Let us know if this is ready for a review!
Yep, ready for review! I tested it with a 4-process setup (2×2 mesh, on cpu) and everything checks out, shapes look good and gradients flow correctly. Looking forward for feedback and happy to address any issues.
I am trying with the following code:
import torch
from torch import distributed as dist
from diffusers import AutoModel, DiffusionPipeline, ContextParallelConfig
def setup_distributed():
if not dist.is_initialized():
dist.init_process_group(backend="nccl")
device = torch.device(f"cuda:{dist.get_rank()}")
torch.cuda.set_device(device)
return device
device = setup_distributed()
# Need to add parallel support for this.
# pipeline.transformer.set_attention_backend("flash_hub")
pipeline = DiffusionPipeline.from_pretrained(
"black-forest-labs/FLUX.1-dev", torch_dtype=torch.bfloat16,
).to(device)
pipeline.transformer.set_attention_backend("_native_cudnn")
pipeline.transformer.enable_parallelism(
config=ContextParallelConfig(ulysses_degree=2, ring_degree=2)
)
prompt = """
cinematic film still of a cat sipping a margarita in a pool in Palm Springs, California
highly detailed, high budget hollywood movie, cinemascope, moody, epic, gorgeous, film grain
"""
generator = torch.Generator().manual_seed(42)
image = pipeline(prompt, guidance_scale=3.5, num_inference_steps=50, generator=generator).images[0]
if dist.get_rank() == 0:
image.save("output_ua.png")
if dist.is_initialized():
dist.destroy_process_group()
Run the above with torchrun --nproc-per-node 4 check_unified_attention.py.
And it leads to: https://pastebin.com/A7KkvXH2
I am trying with the following code:
import torch from torch import distributed as dist from diffusers import AutoModel, DiffusionPipeline, ContextParallelConfig def setup_distributed(): if not dist.is_initialized(): dist.init_process_group(backend="nccl") device = torch.device(f"cuda:{dist.get_rank()}") torch.cuda.set_device(device) return device device = setup_distributed() # Need to add parallel support for this. # pipeline.transformer.set_attention_backend("flash_hub") pipeline = DiffusionPipeline.from_pretrained( "black-forest-labs/FLUX.1-dev", torch_dtype=torch.bfloat16, ).to(device) pipeline.transformer.set_attention_backend("_native_cudnn") pipeline.transformer.enable_parallelism( config=ContextParallelConfig(ulysses_degree=2, ring_degree=2) ) prompt = """ cinematic film still of a cat sipping a margarita in a pool in Palm Springs, California highly detailed, high budget hollywood movie, cinemascope, moody, epic, gorgeous, film grain """ generator = torch.Generator().manual_seed(42) image = pipeline(prompt, guidance_scale=3.5, num_inference_steps=50, generator=generator).images[0] if dist.get_rank() == 0: image.save("output_ua.png") if dist.is_initialized(): dist.destroy_process_group()Run the above with
torchrun --nproc-per-node 4 check_unified_attention.py.And it leads to: https://pastebin.com/A7KkvXH2
I spent quite some time investigating this issue but wasn’t able to find the cause. I tried to reproduce it, but the model is too large for the small GPUs I can use, and native_cudnn attention also does not work on simpler GPUs.

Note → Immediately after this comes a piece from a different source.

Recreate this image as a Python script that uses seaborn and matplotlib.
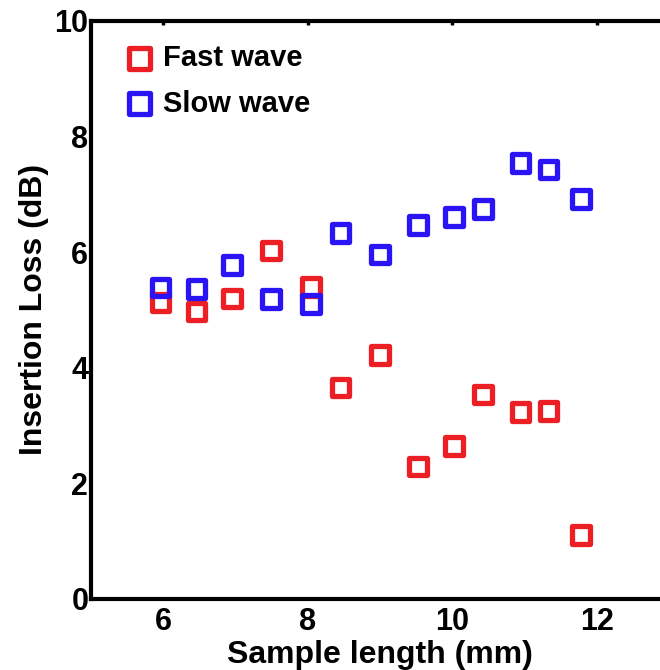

Does this error occur with TemplatedRingAttention alone? It seems the problem arises with out, prev_out, lse, and prev_lse in the second iteration of the for loop, but none of these tensors originates directly from TemplatedUnifiedAttention. I will continue digging more into this and see if I can identify the issue.
I am trying with the following code:
import torch from torch import distributed as dist from diffusers import AutoModel, DiffusionPipeline, ContextParallelConfig def setup_distributed(): if not dist.is_initialized(): dist.init_process_group(backend="nccl") device = torch.device(f"cuda:{dist.get_rank()}") torch.cuda.set_device(device) return device device = setup_distributed() # Need to add parallel support for this. # pipeline.transformer.set_attention_backend("flash_hub") pipeline = DiffusionPipeline.from_pretrained( "black-forest-labs/FLUX.1-dev", torch_dtype=torch.bfloat16, ).to(device) pipeline.transformer.set_attention_backend("_native_cudnn") pipeline.transformer.enable_parallelism( config=ContextParallelConfig(ulysses_degree=2, ring_degree=2) ) prompt = """ cinematic film still of a cat sipping a margarita in a pool in Palm Springs, California highly detailed, high budget hollywood movie, cinemascope, moody, epic, gorgeous, film grain """ generator = torch.Generator().manual_seed(42) image = pipeline(prompt, guidance_scale=3.5, num_inference_steps=50, generator=generator).images[0] if dist.get_rank() == 0: image.save("output_ua.png") if dist.is_initialized(): dist.destroy_process_group()Run the above with
torchrun --nproc-per-node 4 check_unified_attention.py. And it leads to: https://pastebin.com/A7KkvXH2I spent quite some time investigating this issue but wasn’t able to find the cause. I tried to reproduce it, but the model is too large for the small GPUs I can use, and
native_cudnnattention also does not work on simpler GPUs. Does this error occur withTemplatedRingAttentionalone? It seems the problem arises without,prev_out,lse, andprev_lsein the second iteration of theforloop, but none of these tensors originates directly fromTemplatedUnifiedAttention. I will continue digging more into this and see if I can identify the issue.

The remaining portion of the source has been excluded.